Senator wants local funds, not state, for superintendent pay
A former teacher is proposing legislation that would require superintendents to be paid with property taxes and other local funds, not state appropriated money designated for student instruction.
Senate Bill 60 is authored by state Sen. Ron Sharp, R-Shawnee, a former educator who said it "eliminates the politics that state dollars are being diverted away from per-pupil funding."
"It kicks the issue to the local board of education where it belongs," Sharp said. "The local board can make the best decision in the hiring and paying for the salary of the superintendent."
The bill would require the Oklahoma Education Department to create a new code in the Oklahoma Cost Accounting System that specifies that a superintendent's salary must be paid by school districts with "dedicated local dollars."
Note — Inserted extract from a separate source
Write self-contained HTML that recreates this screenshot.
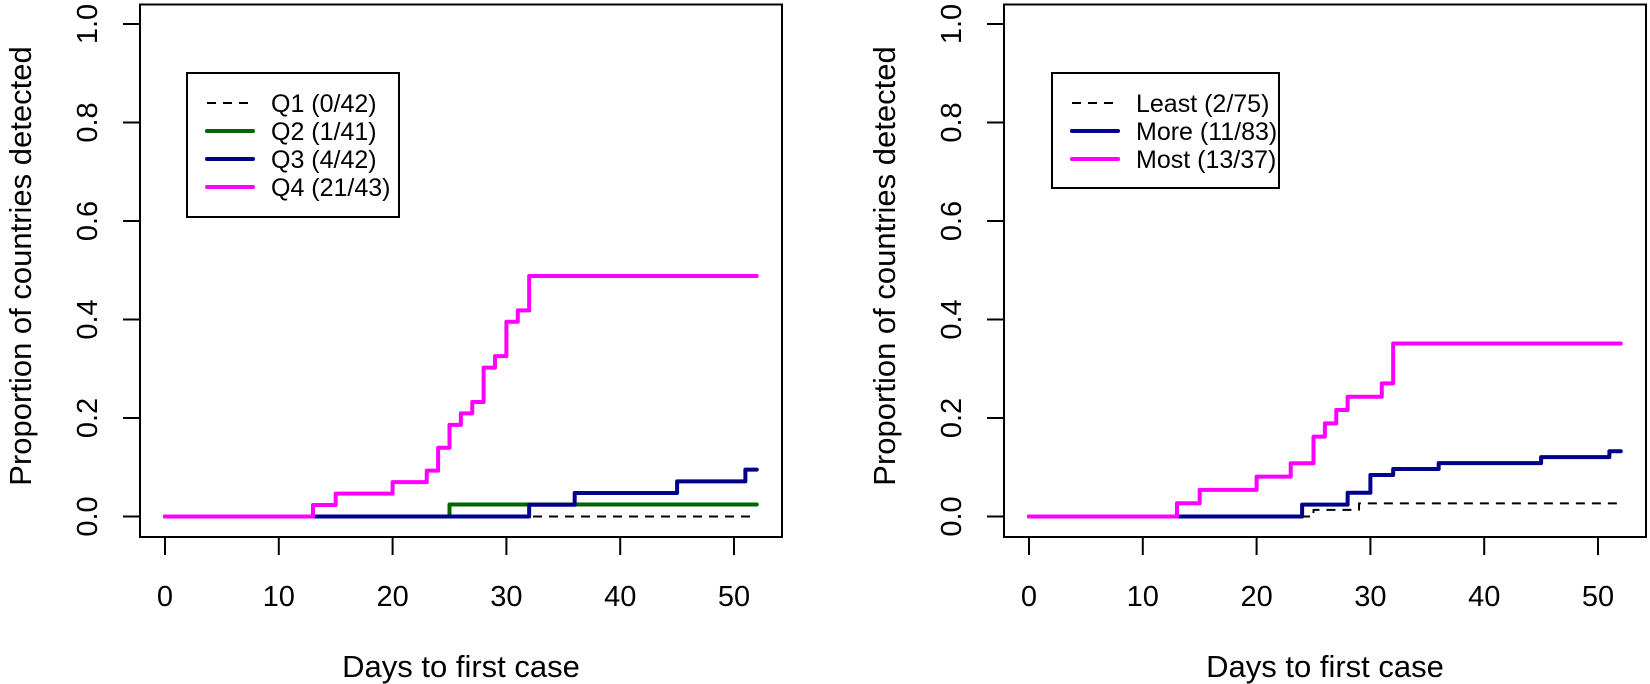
<!DOCTYPE html>
<html><head><meta charset="utf-8">
<style>
html,body{margin:0;padding:0;background:#fff;}
svg{display:block;font-family:"Liberation Sans",Arial,sans-serif;}
</style></head>
<body>
<svg id="chart" width="1650" height="684" viewBox="0 0 1650 684" xmlns="http://www.w3.org/2000/svg"></svg>
<script>
// ---- data ----
const xTicks = [0, 10, 20, 30, 40, 50];
const yTicks = [0.0, 0.2, 0.4, 0.6, 0.8, 1.0];
const yTickLabels = ["0.0", "0.2", "0.4", "0.6", "0.8", "1.0"];
const maxDay = 52;

// left panel: event days (one entry per detected country)
const q1Days = [];
const q1N = 42;
const q2Days = [25];
const q2N = 41;
const q3Days = [32, 36, 45, 51];
const q3N = 42;
const q4Days = [13, 15, 20, 23, 24, 24, 25, 25, 26, 27, 28, 28, 28, 29, 30, 30, 30, 31, 32, 32, 32];
const q4N = 43;

// right panel
const leastDays = [25, 29];
const leastN = 75;
const moreDays = [24, 24, 28, 28, 30, 30, 30, 32, 36, 45, 51];
const moreN = 83;
const mostDays = [13, 15, 20, 23, 25, 25, 26, 27, 28, 31, 32, 32, 32];
const mostN = 37;

const leftLabels = ["Q1 (0/42)", "Q2 (1/41)", "Q3 (4/42)", "Q4 (21/43)"];
const rightLabels = ["Least (2/75)", "More (11/83)", "Most (13/37)"];

const NS = "http://www.w3.org/2000/svg";
const svg = document.getElementById('chart');
function mk(tag, attrs, parent) {
  const e = document.createElementNS(NS, tag);
  for (const k in attrs) e.setAttribute(k, attrs[k]);
  (parent || svg).appendChild(e);
  return e;
}

function panel(off, series, labels, legendBox, legendRowsY, pname) {
  const g = mk('g', {});
  
  
  const X = d => off + 165 + d * 11.38;
  const Y = v => 516.5 - v * 492.5;
  const box = mk('rect', {x: off + 140, y: 4.5, width: 642, height: 532.5, fill: 'none', stroke: '#000', 'stroke-width': 2}, g);
  
  
  yTicks.forEach((t, i) => {
    const tk = mk('line', {x1: off + 123, x2: off + 140, y1: Y(t), y2: Y(t), stroke: '#000', 'stroke-width': 2}, g);
    
    
    const tx = mk('text', {x: 0, y: 0, 'font-size': 29, 'text-anchor': 'middle', transform: `translate(${off + 97},${Y(t)}) rotate(-90)`}, g);
    tx.textContent = yTickLabels[i];
    
    
  });
  xTicks.forEach(t => {
    const tk = mk('line', {x1: X(t), x2: X(t), y1: 537, y2: 555, stroke: '#000', 'stroke-width': 2}, g);
    
    
    const tx = mk('text', {x: X(t), y: 606, 'font-size': 29, 'text-anchor': 'middle'}, g);
    tx.textContent = String(t);
    
    
  });
  const yt = mk('text', {x: 0, y: 0, 'font-size': 31, 'text-anchor': 'middle', transform: `translate(${off + 31},${266}) rotate(-90)`}, g);
  yt.textContent = 'Proportion of countries detected';
  
  
  const xt = mk('text', {x: off + 461, y: 677, 'font-size': 31, 'text-anchor': 'middle'}, g);
  xt.textContent = 'Days to first case';
  
  

  series.forEach(s => {
    const days = s.days.slice().sort((a, b) => a - b);
    let cnt = 0;
    let d = `M${X(0)},${Y(0)}`;
    const uniq = [...new Set(days)];
    uniq.forEach(day => {
      cnt += days.filter(v => v === day).length;
      d += ` H${X(day)} V${Y(cnt / s.n)}`;
    });
    d += ` H${X(maxDay)}`;
    const attrs = {d: d, fill: 'none', stroke: s.color, 'stroke-width': s.dash ? 2 : 4, 'stroke-linejoin': 'round', 'stroke-linecap': 'round'};
    if (s.dash) { attrs['stroke-dasharray'] = '9,7'; attrs['stroke-linecap'] = 'butt'; }
    const p = mk('path', attrs, g);
    
    
  });

  const lg = mk('g', {}, g);
  
  
  mk('rect', {x: legendBox[0], y: legendBox[1], width: legendBox[2], height: legendBox[3], fill: '#fff', stroke: '#000', 'stroke-width': 2}, lg);
  series.forEach((s, i) => {
    const yy = legendRowsY[i];
    const la = {x1: legendBox[0] + 20, x2: legendBox[0] + 66, y1: yy, y2: yy, stroke: s.color, 'stroke-width': s.dash ? 2 : 4, 'stroke-linecap': s.dash ? 'butt' : 'round'};
    if (s.dash) la['stroke-dasharray'] = '9,7';
    const ln = mk('line', la, lg);
    
    
    const t = mk('text', {x: legendBox[0] + 84, y: yy + 9, 'font-size': 25}, lg);
    t.textContent = labels[i];
    
    
  });
}

panel(0, [
  {days: q1Days, n: q1N, color: '#000', dash: true, name: 'line-q1'},
  {days: q2Days, n: q2N, color: '#006400', name: 'line-q2'},
  {days: q3Days, n: q3N, color: '#00008b', name: 'line-q3'},
  {days: q4Days, n: q4N, color: '#ff00ff', name: 'line-q4'}
], leftLabels, [187, 73, 212, 144], [103, 131, 159, 187], 'left-panel');

panel(864, [
  {days: leastDays, n: leastN, color: '#000', dash: true, name: 'line-least'},
  {days: moreDays, n: moreN, color: '#00008b', name: 'line-more'},
  {days: mostDays, n: mostN, color: '#ff00ff', name: 'line-most'}
], rightLabels, [1052, 73, 227, 115], [103, 131, 159], 'right-panel');
</script>
</body></html>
Sharp said there is a perception that Oklahoma has too many school districts and superintendents, despite a reduction of 30 districts since 2014.
Districts that don't receive local funds and have lost enrollment already have been forced to consolidate, which reduces the number of superintendents, he said.
Shawn Hime, executive director of the Oklahoma State School Boards Association, is among the bill's detractors.
"At the end of the day it really changes nothing for schools or school finance," Hime said. "It doesn't increase any money for schools and it doesn't really change any accounting practice or expenditures. It's only a coding change."
Tony Smith, assistant superintendent for Noble Public Schools, said he thinks the bill detracts from the real issue: underfunded schools.
"It's not putting more money in the funding formula at the end of the day," Smith said. "It's just reallocating it in a different (place)."